Une meilleure coordination entre la DGCCRF, la Douane et leurs homologues européens sera également activement recherchée : non seulement les résultats des contrôle seront partagés avec leurs homologues, mais en outre un partage d’information entre Etats membres sera effectués afin que les produits retirés de la vente dans un pays soient également retirés en France.
Le deuxième grand axe du plan d’action reposera sur une lutte plus active contre les distorsions de concurrences générées par les plateformes étrangères. Dans une logique de « juste proportionnalité », la hausse des contrôles sera dirigée prioritairement vers les plateformes les plus importantes, et
notamment les plateformes étrangères. Un contrôle sur un acteur de petite taille s’accompagnera du même contrôle sur les acteurs de plus grande taille. « Cette évolution de la doctrine de contrôle vise à rétablir le déséquilibre existant entre des acteurs européens et les acteurs extra-européens ».

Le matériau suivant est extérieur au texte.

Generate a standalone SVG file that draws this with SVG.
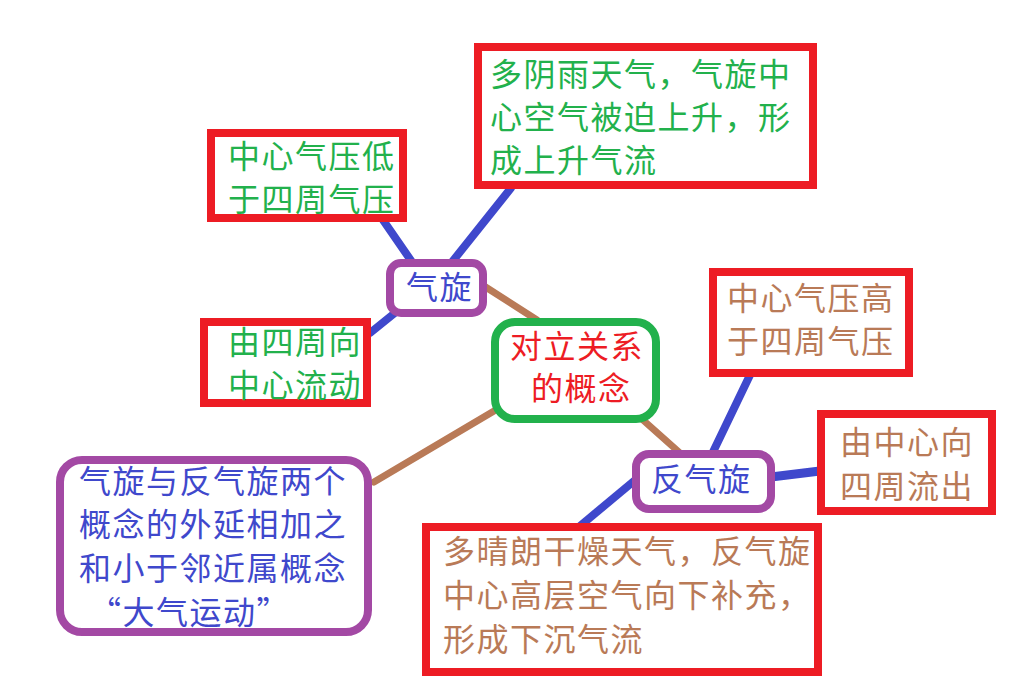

La lutte contre la fraude à la TVA va être également musclée : l’identification précoce des opérateurs les plus à risque sera renforcée et « les importateurs qui ne présentent pas leurs registres après demande de
l’administration ou les représentants fiscaux sans garanties requises de solvabilité seront radiés ».
Enfin, the last but not the least, la France va évidemment soutenir la réforme européenne des exemptions de minimis. Mais en attendant que celle-ci soit mise en en place, au plus tard en 2028, elle compte proposer au niveau européen l’instauration d’une nouvelle taxe sous la forme de « frais de gestion forfaitaires appliqués à chaque colis ».
Pour Amélie de Montchalin, citée par Les Echos, l’idée serait de faire « payer aux importateurs, aux plateformes, et non pas aux consommateurs, un petit montant forfaitaire sur les colis ». La ministre des Comptes publics a estimé à « quelques euros » par colis le montant d’une telle taxe.